In fact, the most fascinating aspect of hangboard training is its openness and individual variability.
Every person has different hand shapes, finger length ratios, forearm muscle belly shapes, shoulder mobility ranges, and old injury locations. A grip that suits one climber perfectly may cause chronic injury to another. The hangboard is not a tool for applying standardized movements. It is a tool for asking yourself questions:
"Is this grip comfortable for me?" "After five seconds of hanging, does the pain come from the joint or the muscle?" "Which finger slips first? Is it compensating for another finger?"
These questions have no standard answers. But through repeated testing, adjusting, and re-testing, you begin to truly understand your own hands.
Some people are strong in full crimp but always feel pain in half crimp. This suggests they should climb more with an open grip. Others have naturally short ring fingers that cannot share the load evenly. They should add more three-finger combinations to their training. Others have limited shoulder internal rotation, causing their elbows to flare out during pull-ups. They should focus on scapular activation before increasing load.
The hangboard is not about turning you into someone else.
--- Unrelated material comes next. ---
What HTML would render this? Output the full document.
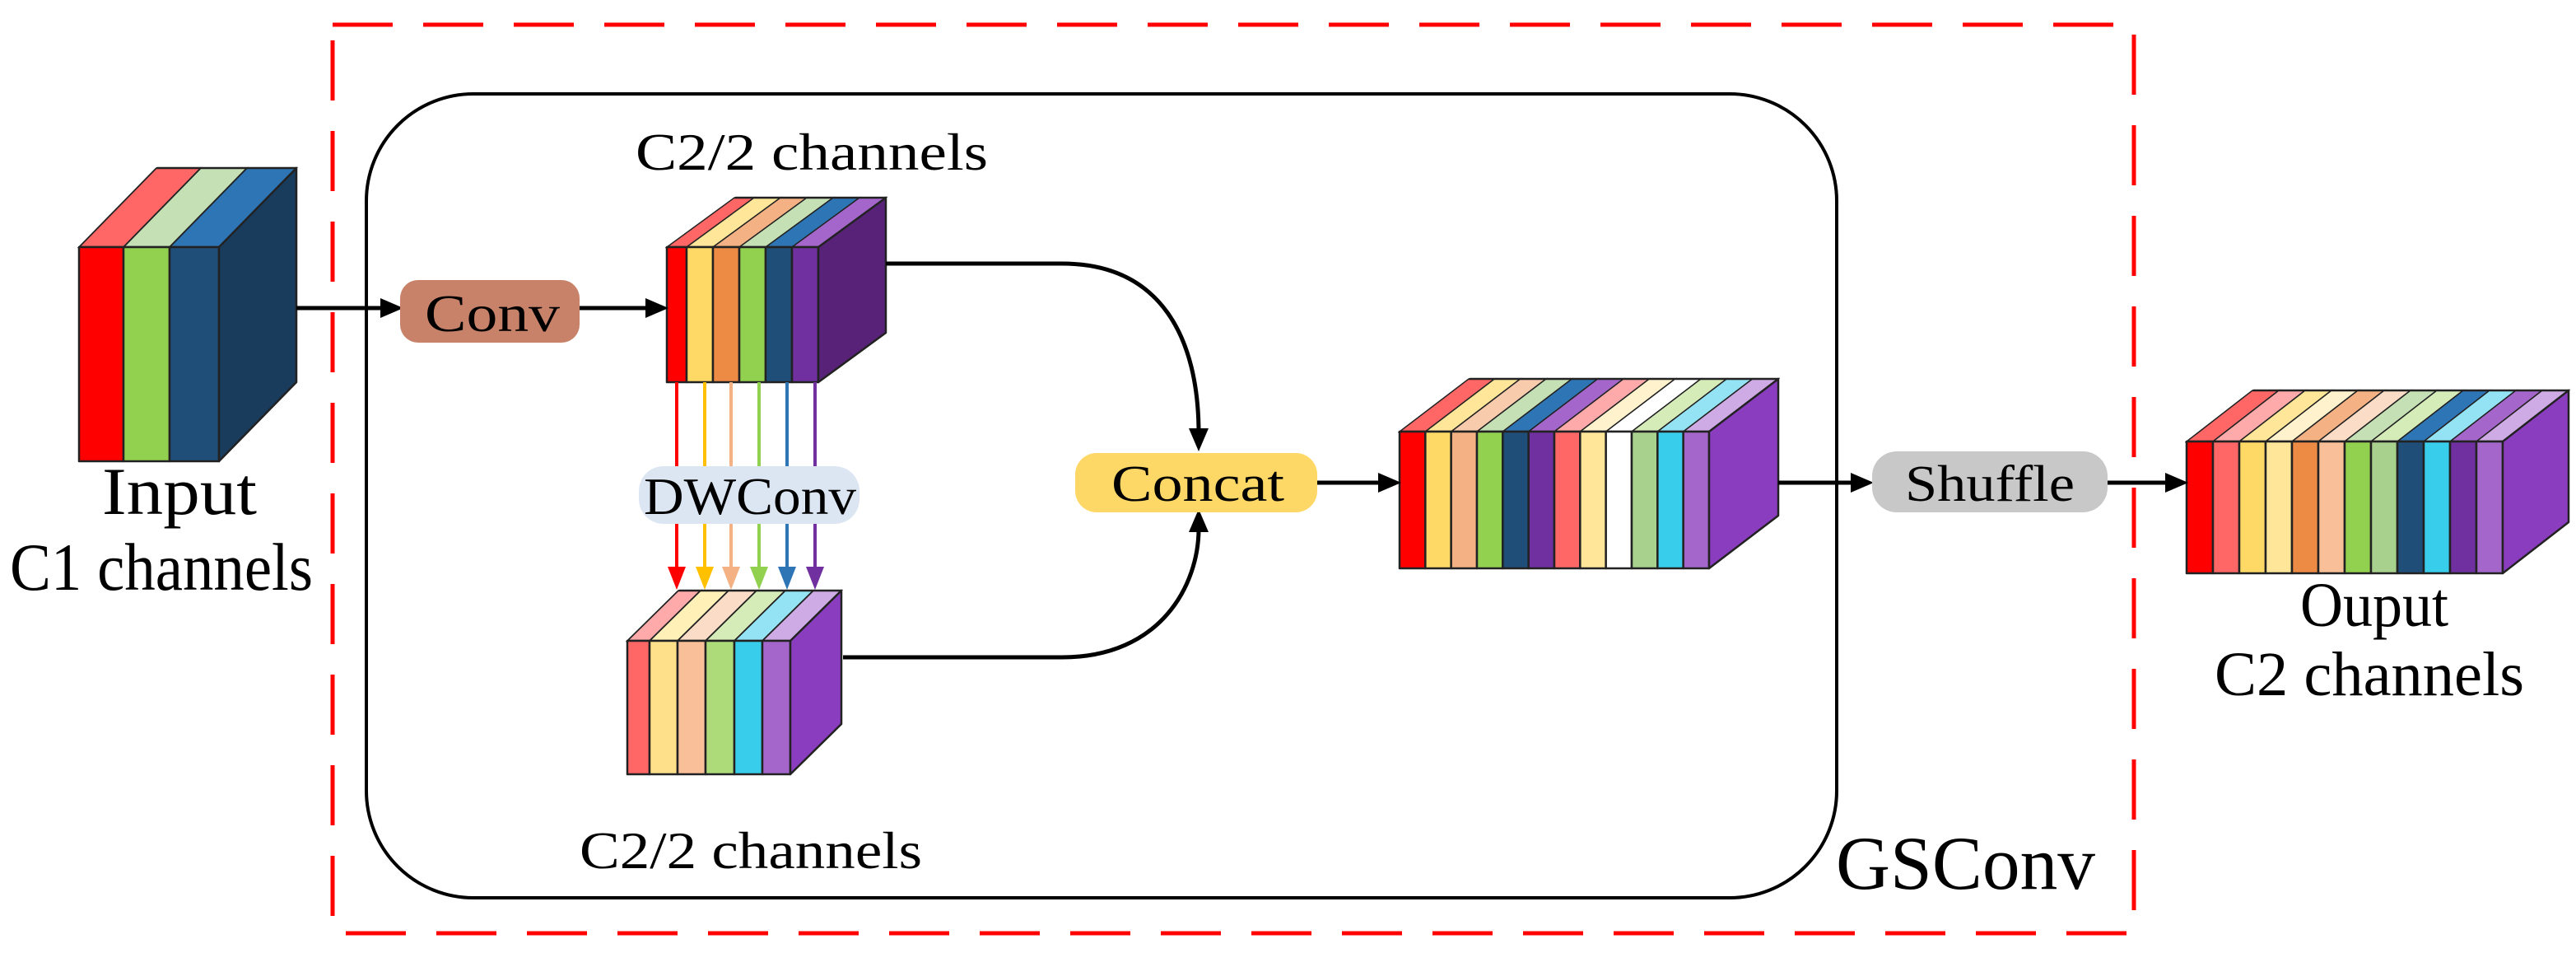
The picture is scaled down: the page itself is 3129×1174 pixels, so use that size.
<!DOCTYPE html>
<html><head><meta charset="utf-8"><style>
html,body{margin:0;padding:0;background:#fff;}
svg{display:block;}
text{font-family:"Liberation Serif","Times New Roman",serif;fill:#000;}
.b rect,.b polygon{stroke:#222;stroke-width:2.5;stroke-linejoin:round;}
</style></head><body>
<svg width="3129" height="1174" viewBox="0 0 3129 1174" xmlns="http://www.w3.org/2000/svg">
<rect x="0" y="0" width="3129" height="1174" fill="#fff"/>
<rect x="404" y="30" width="2188" height="1103" fill="none" stroke="#ff0000" stroke-width="5" stroke-dasharray="73 37"/>
<rect x="445" y="114" width="1786" height="976" rx="130" ry="130" fill="none" stroke="#000" stroke-width="4"/>

<!-- Input block -->
<g class="b">
<g transform="translate(0,300) matrix(1 0 -0.979 1 0 0)">
<rect x="96" y="-96" width="54" height="96" fill="#ff6666"/>
<rect x="150" y="-96" width="56" height="96" fill="#c5e0b4"/>
<rect x="206" y="-96" width="60" height="96" fill="#2e75b6"/>
</g>
<rect x="96" y="300" width="54" height="260" fill="#ff0000"/>
<rect x="150" y="300" width="56" height="260" fill="#92d050"/>
<rect x="206" y="300" width="60" height="260" fill="#1f4e79"/>
<polygon points="266,300 360,204 360,464 266,560" fill="#193b5c"/>
</g>

<!-- Top C2/2 block -->
<g class="b">
<g transform="translate(0,300) matrix(1 0 -1.367 1 0 0)">
<rect x="810" y="-60" width="24" height="60" fill="#ff6666"/>
<rect x="834" y="-60" width="32" height="60" fill="#ffe699"/>
<rect x="866" y="-60" width="32" height="60" fill="#f4b183"/>
<rect x="898" y="-60" width="32" height="60" fill="#c5e0b4"/>
<rect x="930" y="-60" width="32" height="60" fill="#2e75b6"/>
<rect x="962" y="-60" width="32" height="60" fill="#a566cc"/>
</g>
<rect x="810" y="300" width="24" height="164" fill="#ff0000"/>
<rect x="834" y="300" width="32" height="164" fill="#ffd966"/>
<rect x="866" y="300" width="32" height="164" fill="#ed8b45"/>
<rect x="898" y="300" width="32" height="164" fill="#92d050"/>
<rect x="930" y="300" width="32" height="164" fill="#1f4e79"/>
<rect x="962" y="300" width="32" height="164" fill="#7030a0"/>
<polygon points="994,300 1076,240 1076,404 994,464" fill="#572277"/>
</g>

<!-- Bottom block -->
<g class="b">
<g transform="translate(0,778) matrix(1 0 -1.016 1 0 0)">
<rect x="762" y="-61" width="27" height="61" fill="#ffaaaa"/>
<rect x="789" y="-61" width="34" height="61" fill="#fff0b8"/>
<rect x="823" y="-61" width="34" height="61" fill="#fbdcc6"/>
<rect x="857" y="-61" width="35" height="61" fill="#d5ecb9"/>
<rect x="892" y="-61" width="34" height="61" fill="#93e3f5"/>
<rect x="926" y="-61" width="34" height="61" fill="#cfabe5"/>
</g>
<rect x="762" y="778" width="27" height="162" fill="#ff6666"/>
<rect x="789" y="778" width="34" height="162" fill="#ffe08a"/>
<rect x="823" y="778" width="34" height="162" fill="#f8bf99"/>
<rect x="857" y="778" width="35" height="162" fill="#addb7a"/>
<rect x="892" y="778" width="34" height="162" fill="#38cdeb"/>
<rect x="926" y="778" width="34" height="162" fill="#a566cc"/>
<polygon points="960,778 1022,717 1022,879 960,940" fill="#8a3dbf"/>
</g>

<!-- Big concat block -->
<g class="b">
<g transform="translate(0,524) matrix(1 0 -1.3125 1 0 0)">
<rect x="1700" y="-64" width="31.33" height="64" fill="#ff6666"/>
<rect x="1731.33" y="-64" width="31.33" height="64" fill="#ffe699"/>
<rect x="1762.67" y="-64" width="31.33" height="64" fill="#f8cbad"/>
<rect x="1794" y="-64" width="31.33" height="64" fill="#c5e0b4"/>
<rect x="1825.33" y="-64" width="31.33" height="64" fill="#2e75b6"/>
<rect x="1856.67" y="-64" width="31.33" height="64" fill="#a566cc"/>
<rect x="1888" y="-64" width="31.33" height="64" fill="#ffaaaa"/>
<rect x="1919.33" y="-64" width="31.33" height="64" fill="#fff2cc"/>
<rect x="1950.67" y="-64" width="31.33" height="64" fill="#ffffff"/>
<rect x="1982" y="-64" width="31.33" height="64" fill="#d5ecb9"/>
<rect x="2013.33" y="-64" width="31.33" height="64" fill="#93e3f5"/>
<rect x="2044.67" y="-64" width="31.33" height="64" fill="#cfabe5"/>
</g>
<rect x="1700" y="524" width="31.33" height="166" fill="#ff0000"/>
<rect x="1731.33" y="524" width="31.33" height="166" fill="#ffd966"/>
<rect x="1762.67" y="524" width="31.33" height="166" fill="#f4b183"/>
<rect x="1794" y="524" width="31.33" height="166" fill="#92d050"/>
<rect x="1825.33" y="524" width="31.33" height="166" fill="#1f4e79"/>
<rect x="1856.67" y="524" width="31.33" height="166" fill="#7030a0"/>
<rect x="1888" y="524" width="31.33" height="166" fill="#ff6666"/>
<rect x="1919.33" y="524" width="31.33" height="166" fill="#ffe699"/>
<rect x="1950.67" y="524" width="31.33" height="166" fill="#ffffff"/>
<rect x="1982" y="524" width="31.33" height="166" fill="#a9d18e"/>
<rect x="2013.33" y="524" width="31.33" height="166" fill="#37cdeb"/>
<rect x="2044.67" y="524" width="31.33" height="166" fill="#a566cc"/>
<polygon points="2076,524 2160,460 2160,626 2076,690" fill="#8a3dbf"/>
</g>

<!-- Output block -->
<g class="b">
<g transform="translate(0,536) matrix(1 0 -1.29 1 0 0)">
<rect x="2656" y="-62" width="32" height="62" fill="#ff6666"/>
<rect x="2688" y="-62" width="32" height="62" fill="#ffaaaa"/>
<rect x="2720" y="-62" width="32" height="62" fill="#ffe699"/>
<rect x="2752" y="-62" width="32" height="62" fill="#fff2cc"/>
<rect x="2784" y="-62" width="32" height="62" fill="#f4b183"/>
<rect x="2816" y="-62" width="32" height="62" fill="#fbdcc6"/>
<rect x="2848" y="-62" width="32" height="62" fill="#c5e0b4"/>
<rect x="2880" y="-62" width="32" height="62" fill="#d5ecb9"/>
<rect x="2912" y="-62" width="32" height="62" fill="#2e75b6"/>
<rect x="2944" y="-62" width="32" height="62" fill="#93e3f5"/>
<rect x="2976" y="-62" width="32" height="62" fill="#a566cc"/>
<rect x="3008" y="-62" width="32" height="62" fill="#cfabe5"/>
</g>
<rect x="2656" y="536" width="32" height="160" fill="#ff0000"/>
<rect x="2688" y="536" width="32" height="160" fill="#ff6666"/>
<rect x="2720" y="536" width="32" height="160" fill="#ffd966"/>
<rect x="2752" y="536" width="32" height="160" fill="#ffe699"/>
<rect x="2784" y="536" width="32" height="160" fill="#ed8b45"/>
<rect x="2816" y="536" width="32" height="160" fill="#f8bf99"/>
<rect x="2848" y="536" width="32" height="160" fill="#92d050"/>
<rect x="2880" y="536" width="32" height="160" fill="#a9d18e"/>
<rect x="2912" y="536" width="32" height="160" fill="#1f4e79"/>
<rect x="2944" y="536" width="32" height="160" fill="#37cdeb"/>
<rect x="2976" y="536" width="32" height="160" fill="#7030a0"/>
<rect x="3008" y="536" width="32" height="160" fill="#a566cc"/>
<polygon points="3040,536 3120,474 3120,634 3040,696" fill="#8a3dbf"/>
</g>

<!-- connectors -->
<g stroke="#000" stroke-width="5" fill="none">
<path d="M360 374 H470"/><path d="M704 374 H792"/>
<path d="M1076 320 H1290 C1410 320 1456 410 1456 526"/>
<path d="M1024 798 H1290 C1410 798 1456 710 1456 642"/>
<path d="M1600 586 H1682"/><path d="M2160 586 H2256"/><path d="M2560 586 H2638"/>
</g>
<g fill="#000">
<path d="M462 362 L490 374 L462 386z"/><path d="M784 362 L812 374 L784 386z"/>
<path d="M1444 520 L1456 548 L1468 520z"/><path d="M1444 646 L1456 618 L1468 646z"/>
<path d="M1674 574 L1702 586 L1674 598z"/><path d="M2248 574 L2276 586 L2248 598z"/><path d="M2630 574 L2658 586 L2630 598z"/>
</g>

<!-- DW arrows -->
<g stroke-width="4">
<line x1="822" y1="464" x2="822" y2="692" stroke="#ff0000"/><path d="M811 688 L822 716 L833 688z" fill="#ff0000"/>
<line x1="856" y1="464" x2="856" y2="692" stroke="#ffc000"/><path d="M845 688 L856 716 L867 688z" fill="#ffc000"/>
<line x1="888" y1="464" x2="888" y2="692" stroke="#f4b183"/><path d="M877 688 L888 716 L899 688z" fill="#f4b183"/>
<line x1="922" y1="464" x2="922" y2="692" stroke="#92d050"/><path d="M911 688 L922 716 L933 688z" fill="#92d050"/>
<line x1="956" y1="464" x2="956" y2="692" stroke="#2e75b6"/><path d="M945 688 L956 716 L967 688z" fill="#2e75b6"/>
<line x1="990" y1="464" x2="990" y2="692" stroke="#7030a0"/><path d="M979 688 L990 716 L1001 688z" fill="#7030a0"/>
</g>

<!-- boxes -->
<rect x="486" y="340" width="218" height="76" rx="22" fill="#c8826a"/>
<rect x="776" y="566" width="268" height="70" rx="30" fill="#dce6f2"/>
<rect x="1306" y="550" width="294" height="72" rx="26" fill="#fdd866"/>
<rect x="2274" y="548" width="286" height="74" rx="30" fill="#c8c8c8"/>
<text x="516" y="402" font-size="64" textLength="164" lengthAdjust="spacingAndGlyphs">Conv</text>
<text x="782" y="624" font-size="64" textLength="258" lengthAdjust="spacingAndGlyphs">DWConv</text>
<text x="1350" y="608" font-size="62" textLength="210" lengthAdjust="spacingAndGlyphs">Concat</text>
<text x="2314" y="608" font-size="62" textLength="206" lengthAdjust="spacingAndGlyphs">Shuffle</text>
<text x="772" y="206" font-size="64" textLength="428" lengthAdjust="spacingAndGlyphs">C2/2 channels</text>
<text x="704" y="1054" font-size="64" textLength="416" lengthAdjust="spacingAndGlyphs">C2/2 channels</text>
<text x="124" y="624" font-size="82" textLength="188" lengthAdjust="spacingAndGlyphs">Input</text>
<text x="12" y="716" font-size="82" textLength="368" lengthAdjust="spacingAndGlyphs">C1 channels</text>
<text x="2794" y="760" font-size="76" textLength="180" lengthAdjust="spacingAndGlyphs">Ouput</text>
<text x="2690" y="844" font-size="76" textLength="376" lengthAdjust="spacingAndGlyphs">C2 channels</text>
<text x="2230" y="1079" font-size="92" textLength="315" lengthAdjust="spacingAndGlyphs">GSConv</text>
</svg>
</body></html>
It is about turning you into a stronger version of yourself.
A further note: any movement on the hangboard that twists your body just to complete a set is dangerous. Locking your elbow, shrugging your shoulder, craning your neck forward to hold on for one more second might allow you to record a set, but it plants the seeds for future rotator cuff tears or finger pulley injuries.
Therefore, good hangboard training often looks boring. Small movements. Slow speed. No flashy dynamic transitions. But this quiet, repeatable, highly controlled environment gives you space to talk to yourself.
On the hangboard, there is no judge. There is no mandatory training plan. The only rule is this: listen to your body, and respect it.
When you stop copying how others train and begin designing your own finger grammar, you are no longer just a climbing enthusiast. You are a mature, self-aware athlete.